Une insertion professionnelle portée par l’apprentissage
La formation professionnelle apparaît plus que jamais comme un levier stratégique. En 2024, environ 43 000 certifications transport-logistique ont été délivrées, en baisse de 10 %, tandis que les diplômes repartent à la hausse (+11 %, soit environ 16 500 diplômes délivrés).
L’apprentissage résiste avec 6 763 contrats signés. Les taux d’insertion demeurent solides : 81 % des apprentis et 78 % des bénéficiaires de contrat de professionnalisation sont en emploi six mois après leur formation.
Le rapport met en lumière le rôle clé des certifications CAP maintenance, opérateur logistique et diplôme d’État d’ambulancier, en hausse, tandis que les titres professionnels en conduite marquent le pas.

Digitalisation : entre intentions fortes et retard à combler
Enfin, la digitalisation et l’IA viennent s’immiscer progressivement dans les pratiques professionnelles, mais restent encore peu diffusées. Si 88 % des établissements utilisent des outils numériques grand public, seuls 9 % ont intégré des solutions d’intelligence artificielle.
La géolocalisation équipe 85 % des véhicules, et 65 % des dirigeants envisagent d’avoir recours à l’IA pour la communication, 44 % pour l’optimisation des tournées. L’automatisation reste marginale (10 % des établissements), freinée par les coûts et les incertitudes réglementaires.
Selon l’OPTL, les effectifs de la branche devraient atteindre 813 732 salariés fin 2025, mais au-delà de cette projection, c’est bien l’adaptation structurelle du secteur aux transformations à venir – RH, écologie, numérique – qui sera déterminante.

Ce qu’il faut retenir
L’édition 2025 du rapport OPTL met en lumière un paradoxe central : une branche du transport et de la logistique qui continue à créer de l’emploi malgré des fondations fragilisées.
Le rythme de création d’emplois ralentit (+0,6 % en 2024) mais reste positif, avec une projection de +0,32 % pour 2025.
Le TRS et le TRV s’imposent comme moteurs de croissance, là où le TRM reste sous tension. Les difficultés de recrutement deviennent structurelles, notamment pour les métiers de la conduite. Le renouvellement générationnel ne s’opère toujours pas : les salariés de plus de 50 ans représentent près de 40 % des effectifs, avec des taux de relève faibles dans la quasi-totalité des familles professionnelles. La féminisation, bien qu’en progression, demeure cantonnée à certains métiers. La digitalisation avance à deux vitesses : les intentions sont affichées, mais les usages concrets, en particulier autour de l’IA, restent marginaux. Enfin, la formation professionnelle et l’apprentissage demeurent les leviers les plus efficaces pour accompagner les mutations à l’œuvre dans la branche.

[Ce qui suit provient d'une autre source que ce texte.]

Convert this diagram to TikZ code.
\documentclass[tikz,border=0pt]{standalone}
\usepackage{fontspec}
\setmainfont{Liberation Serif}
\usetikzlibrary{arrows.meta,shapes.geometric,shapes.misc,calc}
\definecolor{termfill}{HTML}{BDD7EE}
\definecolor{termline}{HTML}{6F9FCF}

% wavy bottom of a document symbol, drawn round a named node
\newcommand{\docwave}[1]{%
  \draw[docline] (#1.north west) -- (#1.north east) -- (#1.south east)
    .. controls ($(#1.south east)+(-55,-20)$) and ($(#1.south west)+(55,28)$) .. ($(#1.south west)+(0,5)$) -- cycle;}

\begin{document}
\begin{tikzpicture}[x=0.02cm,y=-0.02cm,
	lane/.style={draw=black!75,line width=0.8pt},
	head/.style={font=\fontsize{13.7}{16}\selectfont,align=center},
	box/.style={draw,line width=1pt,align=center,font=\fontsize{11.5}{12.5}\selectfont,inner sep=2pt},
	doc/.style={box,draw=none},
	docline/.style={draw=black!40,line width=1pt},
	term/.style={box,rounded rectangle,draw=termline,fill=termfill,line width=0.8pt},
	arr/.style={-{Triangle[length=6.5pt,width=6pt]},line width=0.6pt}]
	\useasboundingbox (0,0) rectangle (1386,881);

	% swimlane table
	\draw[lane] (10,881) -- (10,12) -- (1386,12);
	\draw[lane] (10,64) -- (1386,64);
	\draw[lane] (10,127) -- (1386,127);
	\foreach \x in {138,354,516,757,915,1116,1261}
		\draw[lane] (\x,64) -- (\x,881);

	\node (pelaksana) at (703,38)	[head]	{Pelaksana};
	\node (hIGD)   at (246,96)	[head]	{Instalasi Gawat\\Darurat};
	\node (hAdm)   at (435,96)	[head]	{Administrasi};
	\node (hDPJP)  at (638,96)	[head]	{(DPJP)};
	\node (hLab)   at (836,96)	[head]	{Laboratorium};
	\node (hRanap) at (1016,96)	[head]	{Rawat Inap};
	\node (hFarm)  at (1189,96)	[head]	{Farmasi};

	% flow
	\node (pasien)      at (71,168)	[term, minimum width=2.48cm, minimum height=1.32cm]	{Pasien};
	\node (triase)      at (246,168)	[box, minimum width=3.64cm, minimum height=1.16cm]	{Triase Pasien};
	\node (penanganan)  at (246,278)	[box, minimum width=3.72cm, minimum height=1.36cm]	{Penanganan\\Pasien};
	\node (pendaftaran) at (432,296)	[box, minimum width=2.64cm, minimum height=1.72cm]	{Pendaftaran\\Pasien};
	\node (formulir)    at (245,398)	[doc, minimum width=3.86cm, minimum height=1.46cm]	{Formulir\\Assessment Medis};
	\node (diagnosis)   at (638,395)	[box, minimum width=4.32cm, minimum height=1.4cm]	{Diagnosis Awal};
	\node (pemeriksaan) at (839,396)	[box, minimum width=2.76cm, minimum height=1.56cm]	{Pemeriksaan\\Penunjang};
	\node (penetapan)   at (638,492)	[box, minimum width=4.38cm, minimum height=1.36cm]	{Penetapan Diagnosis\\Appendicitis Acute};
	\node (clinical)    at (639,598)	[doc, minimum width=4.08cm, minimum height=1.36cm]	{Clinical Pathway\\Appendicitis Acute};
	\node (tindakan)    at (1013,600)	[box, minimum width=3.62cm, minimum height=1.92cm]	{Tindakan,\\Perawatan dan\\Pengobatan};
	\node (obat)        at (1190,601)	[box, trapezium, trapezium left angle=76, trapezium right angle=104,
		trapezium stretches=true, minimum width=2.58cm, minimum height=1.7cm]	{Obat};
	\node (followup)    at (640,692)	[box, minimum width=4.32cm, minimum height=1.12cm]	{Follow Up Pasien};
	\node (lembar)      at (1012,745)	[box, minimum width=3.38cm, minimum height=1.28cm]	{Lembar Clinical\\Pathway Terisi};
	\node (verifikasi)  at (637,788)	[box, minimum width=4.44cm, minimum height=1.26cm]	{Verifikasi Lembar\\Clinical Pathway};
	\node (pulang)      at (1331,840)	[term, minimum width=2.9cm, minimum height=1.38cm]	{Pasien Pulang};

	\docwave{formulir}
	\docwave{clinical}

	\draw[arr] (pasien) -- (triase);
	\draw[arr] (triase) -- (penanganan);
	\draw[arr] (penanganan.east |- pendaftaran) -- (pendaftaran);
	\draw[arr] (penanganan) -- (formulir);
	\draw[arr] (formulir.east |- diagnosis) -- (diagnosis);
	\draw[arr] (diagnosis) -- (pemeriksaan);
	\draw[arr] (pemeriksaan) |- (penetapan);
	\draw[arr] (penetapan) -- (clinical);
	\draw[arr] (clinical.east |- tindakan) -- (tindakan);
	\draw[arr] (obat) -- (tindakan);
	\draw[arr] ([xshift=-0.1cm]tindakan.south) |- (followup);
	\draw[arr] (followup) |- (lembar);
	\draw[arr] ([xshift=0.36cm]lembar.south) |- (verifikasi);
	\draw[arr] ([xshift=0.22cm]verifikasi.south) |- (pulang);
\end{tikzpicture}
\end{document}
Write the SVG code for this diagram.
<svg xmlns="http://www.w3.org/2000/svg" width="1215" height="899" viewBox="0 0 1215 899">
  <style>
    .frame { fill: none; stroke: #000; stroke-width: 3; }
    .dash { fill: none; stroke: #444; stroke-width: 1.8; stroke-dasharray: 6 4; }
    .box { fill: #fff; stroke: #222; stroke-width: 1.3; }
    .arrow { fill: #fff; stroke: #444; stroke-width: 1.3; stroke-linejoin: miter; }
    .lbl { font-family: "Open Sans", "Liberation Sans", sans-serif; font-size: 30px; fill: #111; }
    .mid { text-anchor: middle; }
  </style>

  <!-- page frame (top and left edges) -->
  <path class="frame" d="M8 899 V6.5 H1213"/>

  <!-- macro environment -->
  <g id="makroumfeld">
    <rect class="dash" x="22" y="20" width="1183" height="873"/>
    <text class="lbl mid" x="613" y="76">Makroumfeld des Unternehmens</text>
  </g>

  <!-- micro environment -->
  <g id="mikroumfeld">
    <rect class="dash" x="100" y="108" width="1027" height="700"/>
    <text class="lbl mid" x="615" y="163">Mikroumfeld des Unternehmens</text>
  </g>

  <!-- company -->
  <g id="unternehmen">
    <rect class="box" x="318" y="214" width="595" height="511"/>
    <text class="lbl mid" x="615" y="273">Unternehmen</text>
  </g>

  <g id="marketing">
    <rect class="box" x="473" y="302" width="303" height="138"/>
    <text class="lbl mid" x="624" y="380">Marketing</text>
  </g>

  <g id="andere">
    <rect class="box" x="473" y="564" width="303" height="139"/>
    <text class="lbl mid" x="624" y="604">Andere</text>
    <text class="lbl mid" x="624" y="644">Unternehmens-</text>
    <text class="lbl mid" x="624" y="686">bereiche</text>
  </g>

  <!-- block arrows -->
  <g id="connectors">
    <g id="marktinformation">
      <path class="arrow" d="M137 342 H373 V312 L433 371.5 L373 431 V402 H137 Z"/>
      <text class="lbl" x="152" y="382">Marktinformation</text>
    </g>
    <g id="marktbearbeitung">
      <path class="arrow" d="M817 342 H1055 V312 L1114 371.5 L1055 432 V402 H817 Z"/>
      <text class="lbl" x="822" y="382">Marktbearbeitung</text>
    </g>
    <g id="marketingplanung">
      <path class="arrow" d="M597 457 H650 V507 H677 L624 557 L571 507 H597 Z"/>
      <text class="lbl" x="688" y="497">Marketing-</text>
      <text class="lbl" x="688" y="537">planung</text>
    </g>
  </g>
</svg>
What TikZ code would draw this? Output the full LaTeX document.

Ce rapport 2025 confirme que le secteur du transport et de la logistique reste un pilier de l’économie nationale en matière d’emploi. Mais les lignes de faille deviennent de plus en plus visibles. Entre vieillissement des effectifs, attractivité insuffisante de certains métiers, et mutation technologique encore incomplète, les professionnels du TRM, du TRV et du TRS évoluent dans un environnement sous tension.
Le défi pour les années à venir ne sera pas uniquement de maintenir les effectifs, mais de les renouveler, de les qualifier et de les stabiliser. Pour cela, les investissements en formation, les politiques d’attractivité ciblées et une meilleure anticipation des transitions numériques et environnementales seront indispensables.
Comme l’a souligné Bruno Lefebvre en conclusion de la conférence, « Avec ce rapport, l’OPTL fournit un outil de travail. Il permet à la branche d’identifier les vrais leviers d’action dans un moment charnière pour notre filière ».